Biographical / Historical
Vivika and Otto Heino were ceramicists and educators active primarily in California, New Hampshire, and Rhode Island.
Vivika Heino (1910-1995) was born Vivika Place in Caledonia, New York. She attended Rochester Normal School and took a sculpture class, a drawing class at the Memorial Art Gallery, and a design class at the University of Rochester Extension. She then attended Colorado College of Education where she received her BA and became involved with puppeteering. By 1934 she had moved to California, where she apprenticed with a bookbinder, Mr. Bitteroff, making candlesticks, tin trays, and other small crafts. She also apprenticed with wood carver Charlie Sayers in Carmel, carving picture frames and furniture for about seven months, before learning weaving at Swedish Applied Arts in San Francisco.
While at Swedish Applied Arts, Place worked and became friends with Harry Dixon, Armank Harranian, Margaret Gravandar, and Bill Saroyan. She also found time to work as a puppeteer with Ralph Chesse and the Works Progress Administration. She also began studying pottery with Manuel Eugene Jalanivich at California University of Fine Arts, and subsequently focused primarily on pottery for the rest of her career.
Place began working with Glen Lukens at the University of Southern California in 1940. Lukens and Dr. Morley, director of the San Francisco Museum of Modern Art, recommended her for a scholarship at New York State College of Ceramics in Alfred, New York, from which she graduated in 1944. She subsequently took a teaching position at the League of New Hampshire Arts and Crafts where she met Otto Heino.

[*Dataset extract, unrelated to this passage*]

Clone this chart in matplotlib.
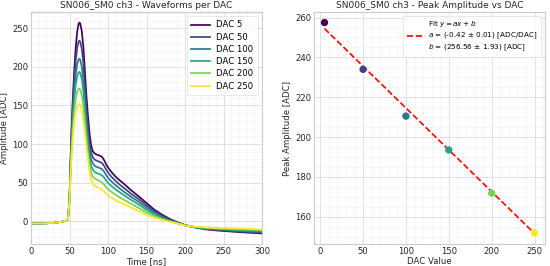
import matplotlib
matplotlib.use("Agg")
import matplotlib.pyplot as plt
from matplotlib.ticker import MultipleLocator, AutoMinorLocator
import numpy as np

# ---------------- data ----------------
time_ns = [0, 10, 20, 30, 40, 45, 47, 48, 50, 52, 54, 56, 58, 60, 62, 63, 64, 66, 68, 70,
           72, 74, 76, 78, 80, 83, 86, 89, 92, 95, 98, 101, 105, 110, 115, 120, 130, 140,
           150, 160, 170, 180, 190, 200, 210, 220, 230, 240, 250, 260, 270, 280, 290, 300]

wf_dac5 = [-3, -3, -2.8, -2.2, -0.8, 0.3, 1.2, 2, 30, 100, 152, 192, 224, 246, 256.5, 257.5,
           256, 246, 226, 194, 162, 136, 114, 99, 91, 87.5, 86, 85, 83.5, 79, 73, 68, 63, 57.5,
           53, 49, 40, 32, 23.5, 15, 8.5, 3, -1.5, -5, -7.5, -9.5, -11, -12, -12.8, -13.5,
           -14.2, -14.8, -15.4, -16]
wf_dac50 = [-3, -3, -2.8, -2.2, -0.8, 0.3, 1.2, 2, 29, 95, 143, 179, 207, 225, 233.2, 234,
            232.5, 223, 205, 176, 146, 122, 103, 90, 83, 79.5, 78, 77, 75.5, 71.5, 66, 61.5,
            57, 52, 47.5, 43.5, 35.5, 28.5, 20.5, 13, 7, 2, -2, -5.3, -7.4, -9.2, -10.5,
            -11.4, -12.1, -12.8, -13.4, -14, -14.5, -15]
wf_dac100 = [-3, -3, -2.8, -2.2, -0.8, 0.3, 1.2, 2, 28, 90, 134, 166, 190, 204, 209.8, 210.5,
             209, 200, 183, 158, 131, 109, 92, 81, 75, 71.5, 70, 69, 67.5, 64, 59, 55, 51,
             46.5, 42.5, 38.5, 31.5, 25, 17.5, 11, 5.5, 1, -2.3, -5.5, -7.3, -8.9, -10,
             -10.8, -11.4, -12, -12.6, -13.1, -13.6, -14]
wf_dac150 = [-3, -3, -2.8, -2.2, -0.8, 0.3, 1.2, 2, 27, 84, 125, 155, 176, 188, 193, 193.5,
             192, 184, 168, 145, 120, 99, 83, 72, 67, 63.5, 62, 61, 59.5, 56.5, 52, 48.5, 45,
             41, 37.5, 34, 27.5, 21.5, 14.5, 9, 4, 0.3, -2.6, -5.6, -7.2, -8.6, -9.5, -10.2,
             -10.7, -11.2, -11.7, -12.1, -12.5, -12.9]
wf_dac200 = [-3, -3, -2.8, -2.2, -0.8, 0.3, 1.2, 2, 26, 78, 115, 141, 158, 168, 171.5, 171.8,
             170.5, 163, 149, 129, 107, 88, 73, 63, 58, 55, 53.5, 52, 50.5, 47.5, 43.5, 40.5,
             37.5, 34, 31, 28, 22.5, 17, 11, 6.5, 2.7, -0.2, -2.8, -5.6, -7.1, -8.2, -9,
             -9.5, -9.9, -10.3, -10.7, -11, -11.4, -11.8]
wf_dac250 = [-3, -3, -2.8, -2.2, -0.8, 0.3, 1.2, 2, 25, 70, 105, 128, 143, 149.5, 151.6, 151.8,
             150.5, 144, 131, 115, 97, 80, 65, 54, 48.5, 45.5, 44, 42.5, 41, 38.5, 35, 32.5,
             30, 27, 24.5, 22.5, 17.5, 13, 8, 4.5, 1.5, -0.8, -3, -5.6, -7, -7.8, -8.3, -8.7,
             -9, -9.3, -9.6, -10, -10.4, -10.8]

dac_values = [5, 50, 100, 150, 200, 250]
dac_labels = ["DAC 5", "DAC 50", "DAC 100", "DAC 150", "DAC 200", "DAC 250"]
peak_amplitudes = [257.5, 234.0, 210.5, 193.5, 171.8, 151.8]
fit_a, fit_a_err = -0.42, 0.01
fit_b, fit_b_err = 256.56, 1.93

waveforms = [wf_dac5, wf_dac50, wf_dac100, wf_dac150, wf_dac200, wf_dac250]

# ---------------- style ----------------
plt.rcParams['font.family'] = ['DejaVu Sans']
FS = 6.1
spine_col = '#cccccc'
txt_col = '#262626'

fig = plt.figure(figsize=(5.5, 2.66), dpi=100)
ax1 = fig.add_axes([31/550, 22/266, 231/550, 232/266])
ax2 = fig.add_axes([314/550, 22/266, 231/550, 232/266])

def style(ax):
    ax.set_facecolor('white')
    for s in ax.spines.values():
        s.set_color(spine_col)
        s.set_linewidth(0.8)
    ax.xaxis.set_minor_locator(AutoMinorLocator())
    ax.yaxis.set_minor_locator(AutoMinorLocator())
    ax.grid(True, which='major', color='#dcdcdc', linewidth=0.6)
    ax.grid(True, which='minor', color='#efefef', linewidth=0.4)
    ax.set_axisbelow(True)
    ax.tick_params(which='both', length=0, labelsize=FS, colors=txt_col, pad=2)

# ---------------- left: waveforms ----------------
style(ax1)
colors = plt.cm.viridis(np.linspace(0, 1, len(dac_values)))
for wf, lab, c in zip(waveforms, dac_labels, colors):
    ax1.plot(time_ns, wf, color=c, lw=1.25, label=lab)
ax1.set_xlim(0, 300)
ax1.xaxis.set_major_locator(MultipleLocator(50))
ax1.yaxis.set_major_locator(MultipleLocator(50))
ax1.set_title("SN006_SM0 ch3 - Waveforms per DAC", fontsize=6.5, color=txt_col, pad=3)
ax1.set_xlabel("Time [ns]", fontsize=FS, color=txt_col, labelpad=1)
ax1.set_ylabel("Amplitude [ADC]", fontsize=FS, color=txt_col, labelpad=2)
leg1 = ax1.legend(loc='upper right', fontsize=FS, frameon=True, handlelength=2.2,
                  borderpad=0.5, labelspacing=0.38, fancybox=True)
leg1.get_frame().set_edgecolor('#dddddd')
leg1.get_frame().set_linewidth(0.6)

# ---------------- right: peak vs DAC ----------------
style(ax2)
dac_arr = np.array(dac_values, dtype=float)
label = ("Fit $y = ax + b$\n"
         f"$a$ = ({fit_a:.2f} ± {fit_a_err:.2f}) [ADC/DAC]\n"
         f"$b$ = ({fit_b:.2f} ± {fit_b_err:.2f}) [ADC]")
ax2.plot(dac_arr, fit_a * dac_arr + fit_b, color='red', ls='--', lw=1.2, label=label, zorder=2)
ax2.scatter(dac_values, peak_amplitudes, c=dac_values, cmap='viridis', s=28, zorder=3,
            edgecolors='none')
ax2.xaxis.set_major_locator(MultipleLocator(50))
ax2.yaxis.set_major_locator(MultipleLocator(20))
ax2.set_title("SN006_SM0 ch3 - Peak Amplitude vs DAC", fontsize=6.5, color=txt_col, pad=3)
ax2.set_xlabel("DAC Value", fontsize=FS, color=txt_col, labelpad=1)
ax2.set_ylabel("Peak Amplitude [ADC]", fontsize=FS, color=txt_col, labelpad=2)
leg2 = ax2.legend(loc='upper right', fontsize=5.2, frameon=True, handlelength=2.2,
                  borderpad=0.5, fancybox=True)
leg2.get_frame().set_edgecolor('#dddddd')
leg2.get_frame().set_linewidth(0.6)

fig.savefig("out.png", dpi=100)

One of twelve siblings, Otto Heino (1915-2009) was born in East Hampton, Connecticut, to a market gardening family of Finnish descent. The family moved to New Hampshire to sell milk when Otto was 12, and around that time he began apprenticing as a wood turner for Louie Harr. Heino was then drafted into the military and became a gunner in the United States Air Force. Between flying twenty-five missions in Europe, Heino took classes in England, made jewelry, did wood working, traveled to museums, and met individual potters and silversmiths. After visiting Leach's Pottery in Cornwall, and investigating pottery in other parts of Europe, Otto was determined to study pottery on the GI Bill on his return to the United States.
Otto and Vivika met while Otto was a student at the League of New Hampshire Arts and Crafts, where Vivian was an instructor. They married in 1950 and went on to establish their reputations as artists and educators by widely exhibiting their work, leading workshops, conducting studio open houses, consulting on film productions, and teaching at various schools and institutions. They both taught at the University of Southern California, the Chouinard Art Institute, and Rhode Island School of Design; Vivika also taught at the Sheridan School of Design in Ontario, Canada, and New England College in Henniker, New Hampshire. They operated The Potter, a studio and retail store in Ojai, California, from 1973 to 1995.
The work of Otto and Vivika Heino can be found in the collections of many museums, including the Smithsonian's Cooper-Hewitt National Design Museum, the Long Beach Museum of Art, the Los Angeles County Museum of Art, and the Ariana Museum, in Geneva, Switzerland.